客室での私的な温泉利用には追加の費用がかかるが需要は増えており、より多くの温泉水をくみ上げる必要性から供給に圧力がかかる結果となっている。

佐賀県嬉野市にある「湯遊広場 シーボルトのあし湯」/MIXA/Getty Images/MIXA
佐賀県嬉野市にある「湯遊広場 シーボルトのあし湯」/MIXA/Getty Images/MIXA

村上氏は、嬉野市にとっての観光の重要性を示唆。あらゆる手を尽くしてこれを守らなければならないとの認識を示した。

日本の温泉法によると、地中で熱せられる温泉水は湧出時の温度が25度以上と定められている他、特定のミネラル物質が一定量以上含まれていなければならないとされる。
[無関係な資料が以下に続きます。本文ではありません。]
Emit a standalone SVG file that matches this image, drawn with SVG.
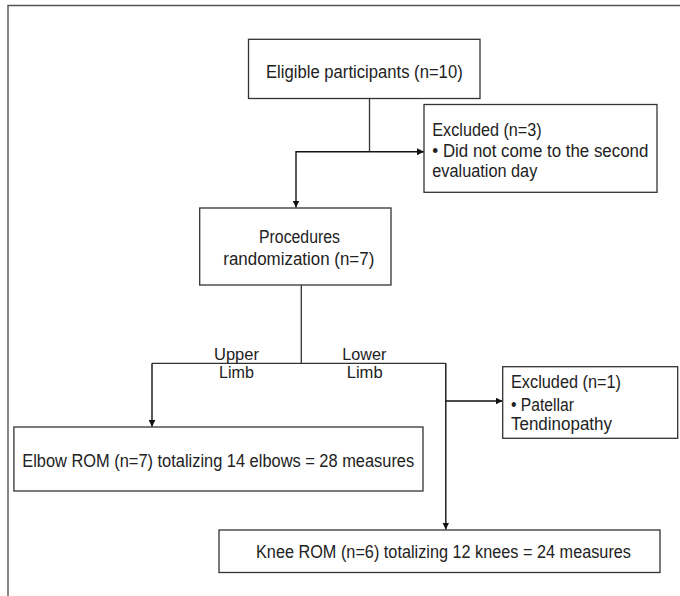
<svg xmlns="http://www.w3.org/2000/svg" width="680" height="596" viewBox="0 0 680 596">
<defs>
<marker id="ah" viewBox="0 0 10 10" refX="10" refY="5" markerWidth="7" markerHeight="7" markerUnits="userSpaceOnUse" orient="auto">
<path d="M0,0 L10,5 L0,10 z" fill="#111"/>
</marker>
</defs>
<style>
.box{fill:#fff;stroke:#333;stroke-width:1.3}
.t{font-family:"Liberation Sans",Arial,sans-serif;font-size:17.5px;fill:#222}
.s{font-size:16.5px}
.ln{fill:none;stroke:#333;stroke-width:1.3}
.ar{fill:none;stroke:#111;stroke-width:1.4;marker-end:url(#ah)}
</style>
<rect width="680" height="596" fill="#fff"/>
<path d="M8,596 V5.5 H680" fill="none" stroke="#555" stroke-width="1.4"/>
<g id="connectors">
<path class="ln" d="M369.5,98.5 V151.7"/>
<path class="ar" d="M369.5,151.7 H424"/>
<path class="ar" d="M369.5,151.7 H296 V207.5"/>
<path class="ln" d="M301.3,285 V363.3"/>
<path class="ln" d="M152,363.3 H445.8"/>
<path class="ar" d="M152,363.3 V426.8"/>
<path class="ar" d="M445.8,363.3 V529.5"/>
<path class="ar" d="M445.8,401 H502.5"/>
</g>
<g id="eligible">
<rect class="box" x="248.5" y="39.3" width="231.5" height="59.2"/>
<text class="t" x="266" y="77.7" textLength="196.7" lengthAdjust="spacingAndGlyphs">Eligible participants (n=10)</text>
</g>
<g id="excluded1">
<rect class="box" x="424" y="104.5" width="233" height="87.8"/>
<text class="t" x="432.3" y="136" textLength="109.4" lengthAdjust="spacingAndGlyphs">Excluded (n=3)</text>
<text class="t" x="432.3" y="156.5" textLength="216" lengthAdjust="spacingAndGlyphs">• Did not come to the second</text>
<text class="t" x="432.3" y="177" textLength="105" lengthAdjust="spacingAndGlyphs">evaluation day</text>
</g>
<g id="procedures">
<rect class="box" x="199.7" y="208" width="191.3" height="77"/>
<text class="t" x="259" y="243" textLength="81" lengthAdjust="spacingAndGlyphs">Procedures</text>
<text class="t" x="223.3" y="265" textLength="151" lengthAdjust="spacingAndGlyphs">randomization (n=7)</text>
</g>
<g id="labels">
<text class="t s" x="214" y="359.5" textLength="45" lengthAdjust="spacingAndGlyphs">Upper</text>
<text class="t s" x="219" y="378" textLength="35" lengthAdjust="spacingAndGlyphs">Limb</text>
<text class="t s" x="342.3" y="359.5" textLength="44" lengthAdjust="spacingAndGlyphs">Lower</text>
<text class="t s" x="346.7" y="378" textLength="36" lengthAdjust="spacingAndGlyphs">Limb</text>
</g>
<g id="excluded2">
<rect class="box" x="502.7" y="366.7" width="175" height="71.6"/>
<text class="t" x="511" y="388.3" textLength="110" lengthAdjust="spacingAndGlyphs">Excluded (n=1)</text>
<text class="t" x="511" y="410.5" textLength="63" lengthAdjust="spacingAndGlyphs">• Patellar</text>
<text class="t" x="511" y="430" textLength="101" lengthAdjust="spacingAndGlyphs">Tendinopathy</text>
</g>
<g id="elbow">
<rect class="box" x="13.9" y="427" width="409.1" height="64"/>
<text class="t" x="22.2" y="466.7" textLength="392" lengthAdjust="spacingAndGlyphs">Elbow ROM (n=7) totalizing 14 elbows = 28 measures</text>
</g>
<g id="knee">
<rect class="box" x="219" y="530" width="441" height="42.5"/>
<text class="t" x="256" y="558" textLength="375" lengthAdjust="spacingAndGlyphs">Knee ROM (n=6) totalizing 12 knees = 24 measures</text>
</g>
</svg>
観光客急増の圧力が高まっている日本の温泉地は嬉野だけではない。

北海道の温泉地、ニセコでも、源泉水位は過去3年間で15メートル低下した。地元メディアが報じた。

中央温泉研究所によれば、温泉の源泉水位に影響を及ぼしている要因は観光だけではない。主任研究員の大塚晃弘氏は水道管の腐食やポンプ設備の老朽化に言及。これらを原因として温泉水が不必要に失われていると指摘した。